As I stated ago, the whole AQM discussion of "good" and "bad" queues
emphases, that congestion control is a local thing because congestion is
a local thing.
Some days ago, Dave Reed wrote that congestion control works fine when
the data rates do not vary that much. Dear colleagues,
the data rates of network links being actually in use varies on a range
of 10 orders of magnitude. And this range may become larger.
Some people try to manage this with sophisticated mechanisms on the end
points, some others think the end points should be facilitated by AQM
boxes who do sophisticated dropping.
Dropping a packet is always wrong. Period. It's the networks job to
deliver the packet, not to drop it.

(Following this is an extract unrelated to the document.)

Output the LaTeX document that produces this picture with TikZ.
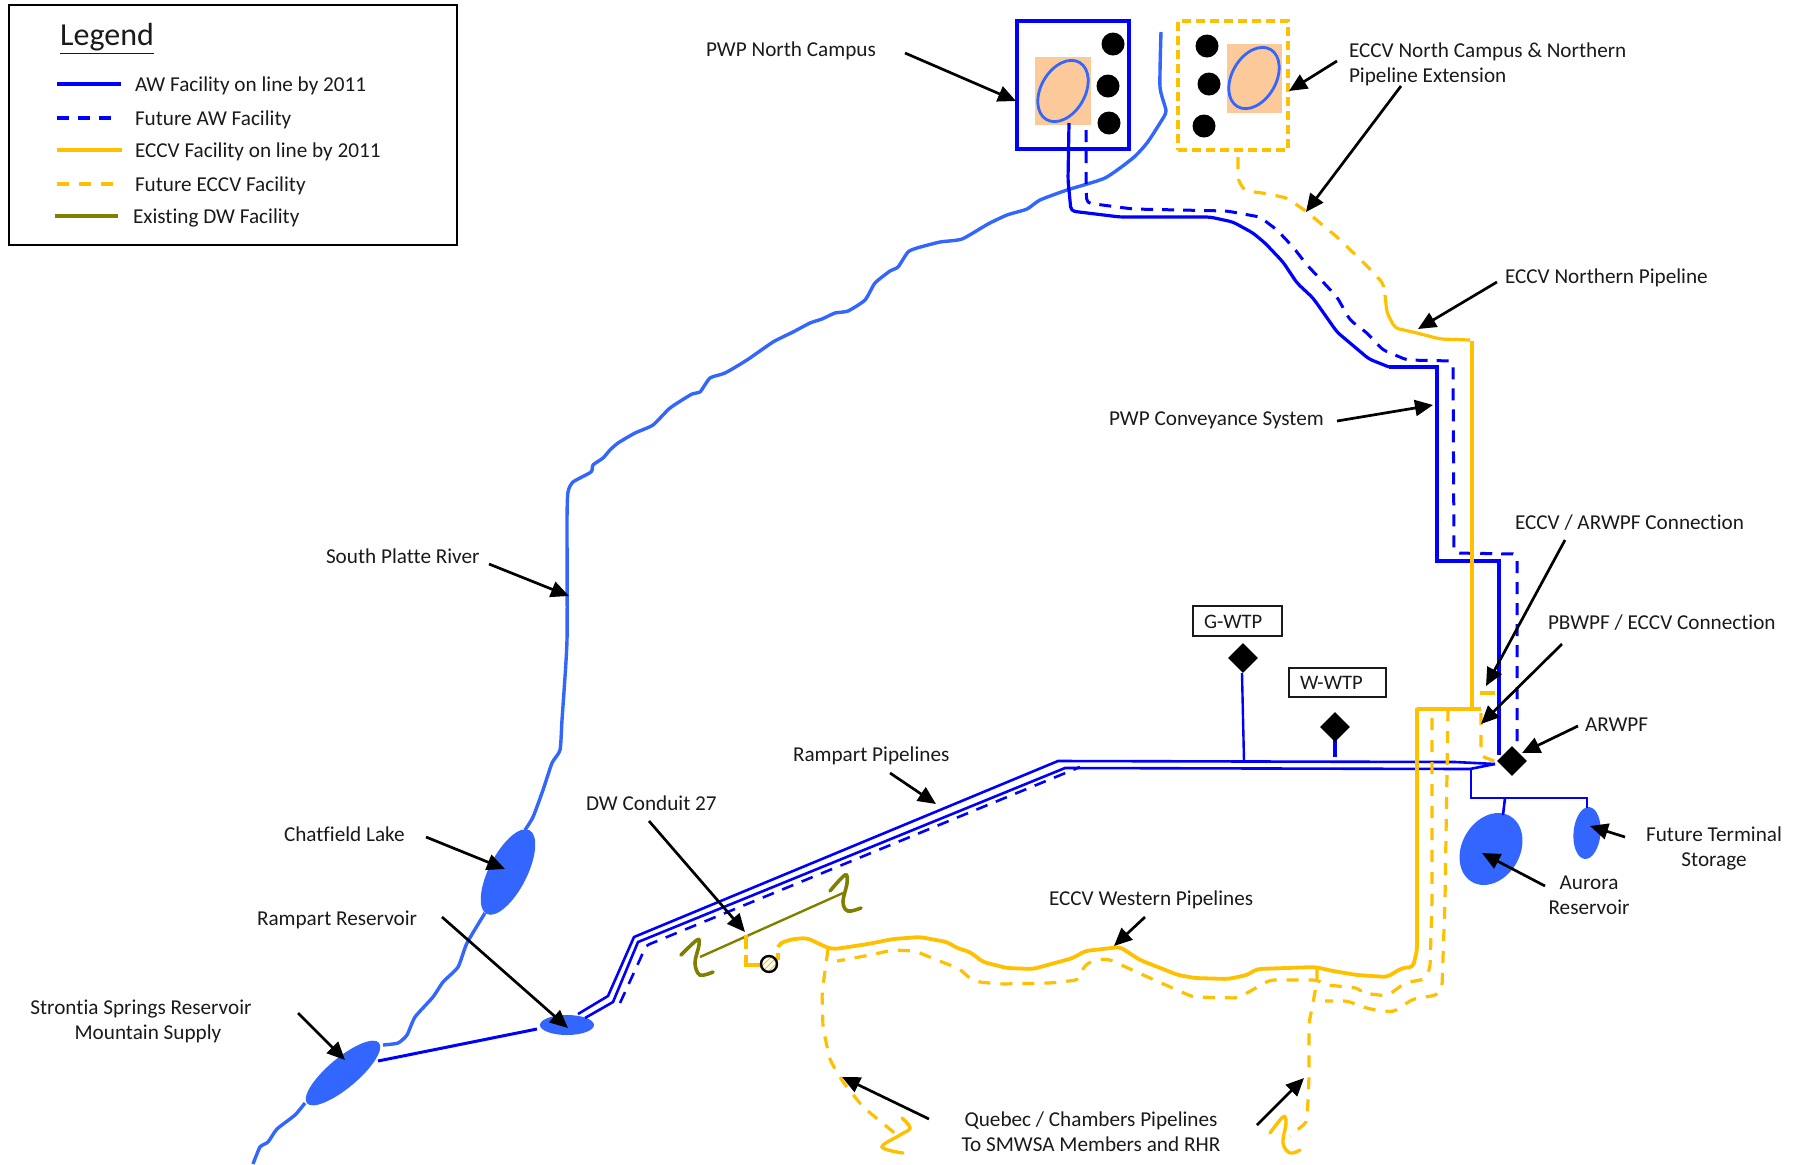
\documentclass[tikz,border=0pt]{standalone}
\usepackage{fontspec}
\setmainfont[Ligatures=NoCommon]{Carlito}
\usetikzlibrary{arrows.meta,shapes.geometric,patterns}
\definecolor{awblue}{HTML}{0000FF}
\definecolor{river}{HTML}{3366FF}
\definecolor{eccv}{HTML}{FFC000}
\definecolor{dwolive}{HTML}{808000}
\definecolor{pond}{HTML}{FCC99A}
\definecolor{ink}{HTML}{1A1A1A}
\tikzset{
  x=0.5pt,y=-0.5pt,
  every node/.style={text=ink},
  lbl/.style={font=\fontsize{10.6}{12.5}\selectfont,inner sep=0pt,outer sep=0pt},
  lblL/.style={lbl,anchor=west,align=left},
  lblC/.style={lbl,anchor=center,align=center},
  leader/.style={draw=black,line width=1.35pt,-{Triangle[length=9pt,width=8pt]}},
  aw/.style={draw=awblue,line width=1.6pt,line join=round,rounded corners=2pt},
  awthin/.style={draw=awblue,line width=1.3pt,line join=miter},
  awdash/.style={draw=awblue,line width=1.5pt,dash pattern=on 6pt off 4.5pt,line join=round,rounded corners=2pt},
  ec/.style={draw=eccv,line width=1.9pt,line join=round,rounded corners=2pt},
  ecdash/.style={draw=eccv,line width=1.6pt,dash pattern=on 6pt off 5pt,line join=round,rounded corners=2pt},
  ecsq/.style={draw=eccv,line width=1.7pt,line cap=round},
  dw/.style={draw=dwolive,line width=1.8pt,line cap=round},
  riv/.style={draw=river,line width=1.7pt,line join=round},
  lake/.style={ellipse,fill=river,inner sep=0pt,outer sep=0pt},
  pondring/.style={ellipse,draw=river,line width=1.4pt,inner sep=0pt,fill=none,rotate=60,minimum width=33pt,minimum height=22pt},
  pondrect/.style={fill=pond,draw=none},
  well/.style={circle,fill=black,inner sep=0pt,minimum size=11.5pt},
  wtp/.style={diamond,fill=black,inner sep=0pt,minimum width=15pt,minimum height=15pt},
  tagbox/.style={draw=ink,line width=1.3pt,fill=white,inner sep=0pt},
}
\begin{document}
\begin{tikzpicture}
\useasboundingbox (0,0) rectangle (1801,1164);

% ---------- legend
\node[draw=black,line width=1.3pt,inner sep=0pt,minimum width=224pt,minimum height=120pt] (legendbox) at (233,125) {};
\node[lbl,font=\fontsize{16}{18}\selectfont] (legendtitle) at (107,39) {\underline{Legend}};
\coordinate (k1a) at (57,84);  \coordinate (k1b) at (121,84);
\coordinate (k2a) at (57,118); \coordinate (k2b) at (119,118);
\coordinate (k3a) at (57,150); \coordinate (k3b) at (122,150);
\coordinate (k4a) at (57,184); \coordinate (k4b) at (119,184);
\coordinate (k5a) at (55,216); \coordinate (k5b) at (118,216);
\draw[aw,line width=1.8pt] (k1a) -- (k1b);
\draw[awdash,line width=1.7pt] (k2a) -- (k2b);
\draw[ec] (k3a) -- (k3b);
\draw[ecdash,line width=1.8pt] (k4a) -- (k4b);
\draw[draw=dwolive,line width=1.7pt] (k5a) -- (k5b);
\node[lblL] (t1) at (135,86)  {AW Facility on line by 2011};
\node[lblL] (t2) at (135,120) {Future AW Facility};
\node[lblL] (t3) at (135,152) {ECCV Facility on line by 2011};
\node[lblL] (t4) at (135,186) {Future ECCV Facility};
\node[lblL] (t5) at (133,218) {Existing DW Facility};

% ---------- river
\draw[riv] plot[smooth,tension=0.35] coordinates {(1161,32) (1160,87) (1166,111) (1160,123) (1147,143) (1133,158) (1105,178) (1067,190) (1040,200) (1027,209) (1007,215) (988,224) (962,239) (940,242) (917,248) (908,252) (898,267) (890,271) (875,283) (865,300) (848,311) (835,313) (822,319) (810,323) (793,332) (773,342) (747,360) (725,373) (710,378) (700,392) (692,394) (670,408) (653,425) (635,433) (618,443) (610,450) (603,458) (593,465) (591,472) (573,482) (568,492) (567,520) (567,640) (562,720) (560,750) (552,763) (543,790) (533,817) (525,830)};
\draw[riv] plot[smooth,tension=0.35] coordinates {(485,913) (467,943) (458,967) (443,982) (433,997) (415,1017) (407,1035) (398,1043) (383,1045)};
\draw[riv] plot[smooth,tension=0.35] coordinates {(305,1103) (295,1115) (277,1129) (268,1142) (260,1147) (253,1164)};

% ---------- lakes
\node[lake,rotate=63,minimum width=47pt,minimum height=19pt] (chatfield) at (508,872) {};
\node[lake,rotate=40,minimum width=47pt,minimum height=15pt] (strontia) at (343,1073) {};
\node[lake,minimum width=27pt,minimum height=10pt] (rampart) at (567,1025) {};
\node[lake,rotate=60,minimum width=38pt,minimum height=29pt] (aurora) at (1491,849) {};
\node[lake,rotate=85,minimum width=26pt,minimum height=13.5pt] (terminal) at (1587,833) {};

% ---------- campuses
\node[draw=awblue,line width=1.9pt,inner sep=0pt,minimum width=56pt,minimum height=64pt] (pwpbox) at (1073,85) {};
\node[pondrect,inner sep=0pt,minimum width=28pt,minimum height=34pt] (pwppond) at (1063,91) {};
\node[pondring] (pwpring) at (1063,91) {};
\node[well] (w1) at (1113,44) {};
\node[well] (w2) at (1108,86) {};
\node[well] (w3) at (1109,123) {};

\node[draw=eccv,line width=1.9pt,dash pattern=on 4.5pt off 2.5pt,inner sep=0pt,minimum width=55pt,minimum height=64.5pt] (eccvbox) at (1233,85.5) {};
\node[pondrect,inner sep=0pt,minimum width=27.5pt,minimum height=34.5pt] (eccvpond) at (1254.5,78.5) {};
\node[pondring] (eccvring) at (1254,78) {};
\node[well] (w4) at (1207,46) {};
\node[well] (w5) at (1209,84) {};
\node[well] (w6) at (1204,126) {};

% ---------- AW pipes
\draw[aw] (1069,123) -- (1068,180) -- (1071,211) -- (1120,217) -- (1210,217) -- (1233,222) -- (1253,233) -- (1265,243) -- (1283,262) -- (1297,283) -- (1313,298) -- (1337,332) -- (1350,343) -- (1369,359) -- (1389,367);
\draw[draw=awblue,line width=1.9pt,line join=miter] (1389,367) -- (1437,367) -- (1437,561) -- (1499,561) -- (1499,755);
\draw[awdash] (1086,130) -- (1086,190) -- (1087,203) -- (1133,209) -- (1227,211) -- (1260,217) -- (1277,230) -- (1293,247) -- (1307,265) -- (1323,282) -- (1337,297) -- (1350,320) -- (1367,333) -- (1383,350) -- (1407,360) -- (1453,361) -- (1454,553) -- (1517,554) -- (1517,748);

% Rampart pipelines
\draw[awthin] (578,1014) -- (608,996) -- (634,937) -- (1058,761) -- (1455,762) -- (1495,764);
\draw[awthin] (585,1018) -- (613,1002) -- (638,942) -- (1065,768) -- (1470,769) -- (1495,764);
\draw[awdash,line width=1.3pt] (620,1003) -- (642,955) -- (645,946) -- (1080,767);
\draw[draw=awblue,line width=1.2pt] (1242,673) -- (1244,761);
\draw[draw=awblue,line width=1.8pt] (1335,740) -- (1335,757);
\draw[draw=awblue,line width=1.3pt,line join=miter] (1471,769) -- (1471,798) -- (1587,798) -- (1587,808);
\draw[draw=awblue,line width=1.3pt] (1505,798) -- (1503,815);
\draw[draw=awblue,line width=1.5pt] (378,1061) -- (537,1029);

% ---------- DW conduit
\draw[draw=dwolive,line width=1.2pt] (700,957) -- (843,893);
\draw[dw] plot[smooth,tension=0.6] coordinates {(681,955) (697,940) (699,945) (695,963) (700,975) (713,972)};
\draw[dw] plot[smooth,tension=0.6] coordinates {(830,891) (845,875) (847,883) (843,902) (848,911) (861,908)};

% ---------- ECCV pipes
\draw[ecdash] (1238,157) -- (1238,180) -- (1245,191) -- (1263,193) -- (1287,198) -- (1307,212) -- (1337,237) -- (1368,267) -- (1377,277) -- (1383,283) -- (1385,295);
\draw[draw=eccv,line width=1.6pt,line join=round,rounded corners=2pt] (1385,295) -- (1387,313) -- (1395,328) -- (1417,333) -- (1440,339) -- (1470,340);
\draw[draw=eccv,line width=1.9pt] (1472,341) -- (1472,709);
\draw[draw=eccv,line width=1.9pt] (1481,709) -- (1417,709);
\draw[ec] (1417,708) -- (1417,950) -- (1413,967) -- (1402,968) -- (1387,977) -- (1357,975) -- (1333,971) -- (1315,967) -- (1257,969) -- (1247,975) -- (1228,979) -- (1195,978) -- (1178,975) -- (1140,960) -- (1120,947) -- (1085,951) -- (1073,958) -- (1033,969) -- (1007,968) -- (983,962) -- (970,952) -- (957,948) -- (947,942) -- (920,937) -- (893,939) -- (868,944) -- (835,949) -- (828,948) -- (807,938) -- (793,939) -- (780,943) -- (778,947);
\draw[draw=eccv,line width=1.6pt] (778,953) -- (778,960);
\draw[draw=eccv,line width=1.6pt] (746,935) -- (746,949);
\draw[draw=eccv,line width=1.6pt,line join=miter] (746,955) -- (746,965) -- (762,965);
\draw[ecdash] (1432,718) -- (1432,900) -- (1430,968) -- (1425,979) -- (1405,983) -- (1387,996) -- (1363,993) -- (1358,988) -- (1327,985) -- (1317,980) -- (1270,980) -- (1238,998) -- (1193,997) -- (1150,978) -- (1108,959) -- (1095,960) -- (1085,965) -- (1078,980) -- (1050,983) -- (1002,984) -- (978,982) -- (968,977) -- (960,969) -- (937,960) -- (915,951) -- (893,950) -- (870,955) -- (837,961);
\draw[ecdash] (1448,709) -- (1445,900) -- (1442,987) -- (1437,995) -- (1413,999) -- (1393,1012) -- (1370,1009) -- (1357,1005) -- (1348,1001) -- (1325,1001);
\draw[ecdash] (1317,968) -- (1317,980) -- (1313,1003) -- (1309,1023) -- (1309,1077) -- (1307,1122) -- (1290,1136);
\draw[ecsq] plot[smooth,tension=0.6] coordinates {(1270,1133) (1283,1117) (1286,1123) (1283,1143) (1290,1153) (1300,1150)};
\draw[ecdash] (828,949) -- (822,993) -- (823,1028) -- (830,1060) -- (837,1072) -- (843,1082) -- (863,1107) -- (897,1135);
\draw[ecsq] plot[smooth,tension=0.6] coordinates {(902,1118) (910,1128) (900,1135) (882,1147) (903,1153)};
\draw[draw=eccv,line width=2pt] (1480,693) -- (1495,693);
\draw[ecdash] (1481,713) -- (1481,756) -- (1497,762);

\node[circle,draw=black,line width=1.2pt,inner sep=0pt,minimum size=8pt,preaction={fill=white},pattern=north east lines,pattern color=eccv] (gauge) at (769,964) {};

% ---------- WTP
\node[wtp] (gwtp) at (1243,658) {};
\node[wtp] (wwtp) at (1335,727) {};
\node[wtp] (arwpf) at (1512,761) {};
\node[tagbox,minimum width=44.5pt,minimum height=15pt] (gbox) at (1237.5,621) {};
\node[tagbox,minimum width=48.5pt,minimum height=14.5pt] (wbox) at (1337.5,682.5) {};
\node[lblL,font=\fontsize{10.3}{12.5}\selectfont] (gtxt) at (1204,622) {G-WTP};
\node[lblL,font=\fontsize{10.3}{12.5}\selectfont] (wtxt) at (1300,683) {W-WTP};

% ---------- labels
\node[lblL] (l1) at (706,51) {PWP North Campus};
\node[lblL] (l2) at (1349,64) {ECCV North Campus \& Northern\\Pipeline Extension};
\node[lblL] (l3) at (1505,278) {ECCV Northern Pipeline};
\node[lblL] (l4) at (1109,420) {PWP Conveyance System};
\node[lblL] (l5) at (326,556) {South Platte River};
\node[lblL] (l6) at (1515,523) {ECCV / ARWPF Connection};
\node[lblL] (l7) at (1548,623) {PBWPF / ECCV Connection};
\node[lblL] (l8) at (1585,725) {ARWPF};
\node[lblC] (l9) at (1714,848) {Future Terminal\\Storage};
\node[lblC] (l10) at (1589,895) {Aurora\\Reservoir};
\node[lblL] (l11) at (793,756) {Rampart Pipelines};
\node[lblL] (l12) at (586,803) {DW Conduit 27};
\node[lblL] (l13) at (284,834) {Chatfield Lake};
\node[lblL] (l14) at (257,920) {Rampart Reservoir};
\node[lblC] (l15) at (141,1021) {Strontia Springs Reservoir\\\hspace*{7pt}Mountain Supply};
\node[lblL] (l16) at (1049,900) {ECCV Western Pipelines};
\node[lblC] (l17) at (1091,1132) {Quebec / Chambers Pipelines\\To SMWSA Members and RHR};

% ---------- leader arrows
\coordinate (a1) at (905,53);   \coordinate (b1) at (1016,101);
\coordinate (a2) at (1337,61);  \coordinate (b2) at (1289,91);
\coordinate (a3) at (1401,86);  \coordinate (b3) at (1306,212);
\coordinate (a4) at (1497,282); \coordinate (b4) at (1418,329);
\coordinate (a5) at (1337,421); \coordinate (b5) at (1433,405);
\coordinate (a6) at (489,564);  \coordinate (b6) at (569,596);
\coordinate (a7) at (426,837);  \coordinate (b7) at (505,869);
\coordinate (a8) at (442,917);  \coordinate (b8) at (568,1028);
\coordinate (a9) at (298,1013); \coordinate (b9) at (345,1060);
\coordinate (a10) at (649,821); \coordinate (b10) at (745,932);
\coordinate (a11) at (890,773); \coordinate (b11) at (936,804);
\coordinate (a12) at (1145,917);\coordinate (b12) at (1114,946);
\coordinate (a13) at (1565,540);\coordinate (b13) at (1486,686);
\coordinate (a14) at (1562,644);\coordinate (b14) at (1481,724);
\coordinate (a15) at (1578,726);\coordinate (b15) at (1522,753);
\coordinate (a16) at (1625,837);\coordinate (b16) at (1590,826);
\coordinate (a17) at (1545,886);\coordinate (b17) at (1482,853);
\coordinate (a18) at (1257,1125);\coordinate (b18) at (1304,1078);
\coordinate (a19) at (929,1119);\coordinate (b19) at (842,1077);
\foreach \i in {1,...,19} {\draw[leader] (a\i) -- (b\i);}
\end{tikzpicture}
\end{document}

So dropping packets as a means of
congestion control does not solve a problem but introduces a second one.
There is not only a problem of network overload but a problem with a
lossy network.
In addition: The congestion collapses in the late 80s were,
synonymously, retransmission collapses. The real problem was not that
packets were dropped. The problem was that the network's capacity was
insufficient to handle the retransmissions. Any packet drop is a
potential retransmission.
Our problem is that we abuse drop as a means of signalling. When an
application/node/whatever offers to much load to the network, we should
have this application/node/whatever offer less node to the network. And
not drop the packets and hope the application will behave accordingly.
It's like bringing up a child. Either you teach your child to make up
his room. Or you will make up your child's room for the rest of your life.